• **WHAT IS NEEDED**
Extract every line that contains the word "this".

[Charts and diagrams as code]
_ _ _ _ _

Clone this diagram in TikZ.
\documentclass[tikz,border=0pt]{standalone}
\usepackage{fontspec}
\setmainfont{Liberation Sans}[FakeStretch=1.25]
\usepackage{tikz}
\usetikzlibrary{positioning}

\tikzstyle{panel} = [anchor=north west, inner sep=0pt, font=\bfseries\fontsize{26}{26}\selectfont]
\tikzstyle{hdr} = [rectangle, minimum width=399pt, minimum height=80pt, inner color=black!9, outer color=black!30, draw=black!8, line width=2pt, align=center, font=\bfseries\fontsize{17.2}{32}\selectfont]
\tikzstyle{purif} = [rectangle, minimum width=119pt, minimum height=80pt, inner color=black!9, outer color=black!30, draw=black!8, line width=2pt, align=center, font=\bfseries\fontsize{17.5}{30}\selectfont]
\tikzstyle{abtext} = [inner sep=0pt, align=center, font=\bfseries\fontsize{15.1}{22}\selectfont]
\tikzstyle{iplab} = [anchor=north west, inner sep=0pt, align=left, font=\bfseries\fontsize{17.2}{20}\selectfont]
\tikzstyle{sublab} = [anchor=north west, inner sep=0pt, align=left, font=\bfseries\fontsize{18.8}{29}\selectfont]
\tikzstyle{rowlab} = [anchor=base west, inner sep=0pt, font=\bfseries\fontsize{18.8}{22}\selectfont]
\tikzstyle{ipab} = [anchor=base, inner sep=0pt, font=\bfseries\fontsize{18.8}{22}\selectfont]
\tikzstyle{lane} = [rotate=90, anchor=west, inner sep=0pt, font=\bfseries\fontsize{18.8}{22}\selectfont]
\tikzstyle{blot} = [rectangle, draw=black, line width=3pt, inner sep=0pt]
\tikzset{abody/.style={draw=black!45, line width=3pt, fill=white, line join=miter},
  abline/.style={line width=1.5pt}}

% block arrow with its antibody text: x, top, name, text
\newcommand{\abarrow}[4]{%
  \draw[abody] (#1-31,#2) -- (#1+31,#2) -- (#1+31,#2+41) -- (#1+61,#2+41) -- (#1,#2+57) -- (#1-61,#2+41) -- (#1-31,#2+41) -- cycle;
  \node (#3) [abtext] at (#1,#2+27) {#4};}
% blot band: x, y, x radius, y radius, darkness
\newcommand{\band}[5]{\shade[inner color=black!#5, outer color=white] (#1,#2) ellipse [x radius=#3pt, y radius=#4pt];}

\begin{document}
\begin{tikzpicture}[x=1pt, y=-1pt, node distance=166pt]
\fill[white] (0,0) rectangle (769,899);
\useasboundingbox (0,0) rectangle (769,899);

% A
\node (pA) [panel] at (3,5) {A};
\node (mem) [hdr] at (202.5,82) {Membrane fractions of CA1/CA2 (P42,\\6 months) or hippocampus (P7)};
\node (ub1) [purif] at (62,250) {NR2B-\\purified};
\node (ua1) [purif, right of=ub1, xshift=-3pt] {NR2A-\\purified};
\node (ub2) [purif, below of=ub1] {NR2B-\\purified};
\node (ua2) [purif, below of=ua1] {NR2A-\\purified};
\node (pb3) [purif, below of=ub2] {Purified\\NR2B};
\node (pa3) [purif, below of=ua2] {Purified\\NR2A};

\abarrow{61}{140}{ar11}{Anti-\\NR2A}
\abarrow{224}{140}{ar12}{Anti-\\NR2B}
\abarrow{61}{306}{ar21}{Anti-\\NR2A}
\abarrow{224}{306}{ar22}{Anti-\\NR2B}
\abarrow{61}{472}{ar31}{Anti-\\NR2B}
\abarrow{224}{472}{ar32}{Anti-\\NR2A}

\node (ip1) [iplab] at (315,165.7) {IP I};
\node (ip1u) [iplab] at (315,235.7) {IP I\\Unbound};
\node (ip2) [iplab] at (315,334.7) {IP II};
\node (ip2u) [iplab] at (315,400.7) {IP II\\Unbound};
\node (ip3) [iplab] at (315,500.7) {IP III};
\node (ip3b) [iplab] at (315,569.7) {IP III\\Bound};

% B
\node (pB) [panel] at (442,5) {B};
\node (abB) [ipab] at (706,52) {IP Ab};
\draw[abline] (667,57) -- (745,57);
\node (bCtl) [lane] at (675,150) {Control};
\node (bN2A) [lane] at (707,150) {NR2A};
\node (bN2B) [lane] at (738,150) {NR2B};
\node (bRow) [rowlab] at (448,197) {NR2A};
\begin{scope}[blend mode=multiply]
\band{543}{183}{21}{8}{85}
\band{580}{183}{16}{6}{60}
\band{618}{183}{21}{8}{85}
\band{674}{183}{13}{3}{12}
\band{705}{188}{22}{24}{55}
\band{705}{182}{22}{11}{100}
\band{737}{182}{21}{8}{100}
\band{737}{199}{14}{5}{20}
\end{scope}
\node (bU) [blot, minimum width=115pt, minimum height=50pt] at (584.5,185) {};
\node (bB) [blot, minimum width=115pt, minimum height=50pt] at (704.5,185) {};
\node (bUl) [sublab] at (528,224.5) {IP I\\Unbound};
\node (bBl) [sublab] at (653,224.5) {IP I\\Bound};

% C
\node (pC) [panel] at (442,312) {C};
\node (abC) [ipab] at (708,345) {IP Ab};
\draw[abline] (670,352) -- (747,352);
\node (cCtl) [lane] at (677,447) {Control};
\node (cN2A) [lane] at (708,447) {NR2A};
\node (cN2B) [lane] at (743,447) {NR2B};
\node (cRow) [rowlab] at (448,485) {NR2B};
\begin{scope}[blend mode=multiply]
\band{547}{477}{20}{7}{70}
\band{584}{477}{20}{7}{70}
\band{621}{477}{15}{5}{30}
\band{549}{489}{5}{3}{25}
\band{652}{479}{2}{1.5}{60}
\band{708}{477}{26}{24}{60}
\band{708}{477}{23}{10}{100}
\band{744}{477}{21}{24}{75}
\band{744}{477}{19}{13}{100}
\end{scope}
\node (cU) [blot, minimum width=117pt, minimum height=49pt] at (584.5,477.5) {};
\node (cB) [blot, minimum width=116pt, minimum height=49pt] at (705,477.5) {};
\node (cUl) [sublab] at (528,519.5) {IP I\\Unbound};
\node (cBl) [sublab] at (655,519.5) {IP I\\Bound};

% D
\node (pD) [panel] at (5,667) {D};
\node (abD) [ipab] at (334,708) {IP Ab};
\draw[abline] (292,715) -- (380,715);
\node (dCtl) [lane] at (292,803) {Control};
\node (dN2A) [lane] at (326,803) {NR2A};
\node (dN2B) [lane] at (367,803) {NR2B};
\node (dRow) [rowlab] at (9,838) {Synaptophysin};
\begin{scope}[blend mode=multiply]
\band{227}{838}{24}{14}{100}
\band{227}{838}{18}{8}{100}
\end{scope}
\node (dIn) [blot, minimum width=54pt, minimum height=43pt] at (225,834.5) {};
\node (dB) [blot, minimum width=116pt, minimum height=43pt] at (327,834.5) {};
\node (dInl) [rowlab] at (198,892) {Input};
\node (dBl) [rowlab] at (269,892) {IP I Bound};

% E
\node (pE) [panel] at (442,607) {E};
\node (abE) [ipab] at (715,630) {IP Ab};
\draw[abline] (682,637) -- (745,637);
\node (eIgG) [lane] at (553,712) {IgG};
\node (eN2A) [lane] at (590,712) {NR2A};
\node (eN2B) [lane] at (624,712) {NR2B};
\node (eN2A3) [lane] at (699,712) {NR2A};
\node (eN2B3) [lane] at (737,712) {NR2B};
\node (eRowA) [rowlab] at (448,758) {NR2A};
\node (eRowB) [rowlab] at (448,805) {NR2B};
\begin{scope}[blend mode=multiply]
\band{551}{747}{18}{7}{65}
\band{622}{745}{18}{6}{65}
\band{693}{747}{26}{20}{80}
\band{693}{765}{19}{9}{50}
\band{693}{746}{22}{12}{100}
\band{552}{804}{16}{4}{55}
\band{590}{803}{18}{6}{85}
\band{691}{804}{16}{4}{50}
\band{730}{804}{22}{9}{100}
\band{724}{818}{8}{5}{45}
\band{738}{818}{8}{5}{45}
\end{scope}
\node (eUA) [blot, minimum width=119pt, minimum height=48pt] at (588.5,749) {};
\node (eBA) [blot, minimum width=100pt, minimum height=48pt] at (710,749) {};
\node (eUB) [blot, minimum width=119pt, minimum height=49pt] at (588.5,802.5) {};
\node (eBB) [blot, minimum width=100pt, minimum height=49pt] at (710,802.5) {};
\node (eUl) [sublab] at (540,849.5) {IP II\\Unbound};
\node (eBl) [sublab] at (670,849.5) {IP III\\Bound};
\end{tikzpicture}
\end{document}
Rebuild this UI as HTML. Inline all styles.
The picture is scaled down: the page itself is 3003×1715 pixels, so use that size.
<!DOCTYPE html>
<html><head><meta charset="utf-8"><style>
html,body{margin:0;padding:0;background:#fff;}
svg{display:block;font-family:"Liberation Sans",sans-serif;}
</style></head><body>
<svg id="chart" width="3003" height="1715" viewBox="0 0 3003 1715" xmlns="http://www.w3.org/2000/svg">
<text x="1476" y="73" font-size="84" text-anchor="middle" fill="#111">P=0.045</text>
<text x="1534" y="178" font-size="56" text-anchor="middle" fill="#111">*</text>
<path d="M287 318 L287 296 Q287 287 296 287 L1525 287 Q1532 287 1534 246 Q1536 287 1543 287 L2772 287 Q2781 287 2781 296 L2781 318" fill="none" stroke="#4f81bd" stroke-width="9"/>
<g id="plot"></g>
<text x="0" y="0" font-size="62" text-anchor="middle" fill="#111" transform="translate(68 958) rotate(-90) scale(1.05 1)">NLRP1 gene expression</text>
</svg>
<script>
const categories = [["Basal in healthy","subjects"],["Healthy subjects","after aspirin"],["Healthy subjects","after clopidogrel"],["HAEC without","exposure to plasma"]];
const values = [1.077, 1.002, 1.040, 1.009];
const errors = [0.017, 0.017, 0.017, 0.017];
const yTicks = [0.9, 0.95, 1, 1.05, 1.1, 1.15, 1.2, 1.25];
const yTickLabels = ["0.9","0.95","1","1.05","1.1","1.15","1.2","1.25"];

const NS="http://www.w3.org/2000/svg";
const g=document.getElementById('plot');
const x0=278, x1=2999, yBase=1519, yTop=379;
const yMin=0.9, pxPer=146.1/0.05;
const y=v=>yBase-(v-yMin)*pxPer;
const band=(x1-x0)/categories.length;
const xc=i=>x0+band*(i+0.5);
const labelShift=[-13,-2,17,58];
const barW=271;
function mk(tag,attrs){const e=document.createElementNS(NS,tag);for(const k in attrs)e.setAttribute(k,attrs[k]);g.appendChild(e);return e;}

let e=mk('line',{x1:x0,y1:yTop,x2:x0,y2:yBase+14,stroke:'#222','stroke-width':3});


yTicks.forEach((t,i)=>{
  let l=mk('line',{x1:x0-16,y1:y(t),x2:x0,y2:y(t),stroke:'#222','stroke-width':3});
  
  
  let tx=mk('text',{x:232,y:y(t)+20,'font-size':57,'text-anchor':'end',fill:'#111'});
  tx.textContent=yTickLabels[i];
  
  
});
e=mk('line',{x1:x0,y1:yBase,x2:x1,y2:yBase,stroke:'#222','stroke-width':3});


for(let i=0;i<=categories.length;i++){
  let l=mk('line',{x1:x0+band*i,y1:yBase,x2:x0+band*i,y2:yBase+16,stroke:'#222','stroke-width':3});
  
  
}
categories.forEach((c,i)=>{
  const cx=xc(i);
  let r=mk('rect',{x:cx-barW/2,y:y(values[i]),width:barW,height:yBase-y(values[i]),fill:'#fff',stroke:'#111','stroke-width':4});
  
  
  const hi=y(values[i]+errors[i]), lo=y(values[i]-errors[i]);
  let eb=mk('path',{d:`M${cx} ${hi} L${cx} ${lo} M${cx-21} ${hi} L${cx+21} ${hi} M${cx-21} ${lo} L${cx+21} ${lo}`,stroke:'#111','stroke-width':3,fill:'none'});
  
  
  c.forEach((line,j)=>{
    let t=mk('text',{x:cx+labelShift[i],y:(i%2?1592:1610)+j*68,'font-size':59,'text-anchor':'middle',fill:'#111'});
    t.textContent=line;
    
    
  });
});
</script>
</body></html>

_ _ _ _ _

• **OUTPUT OF THE EXERCISE**
Clone this diagram in TikZ.
Rebuild this UI as HTML. Inline all styles.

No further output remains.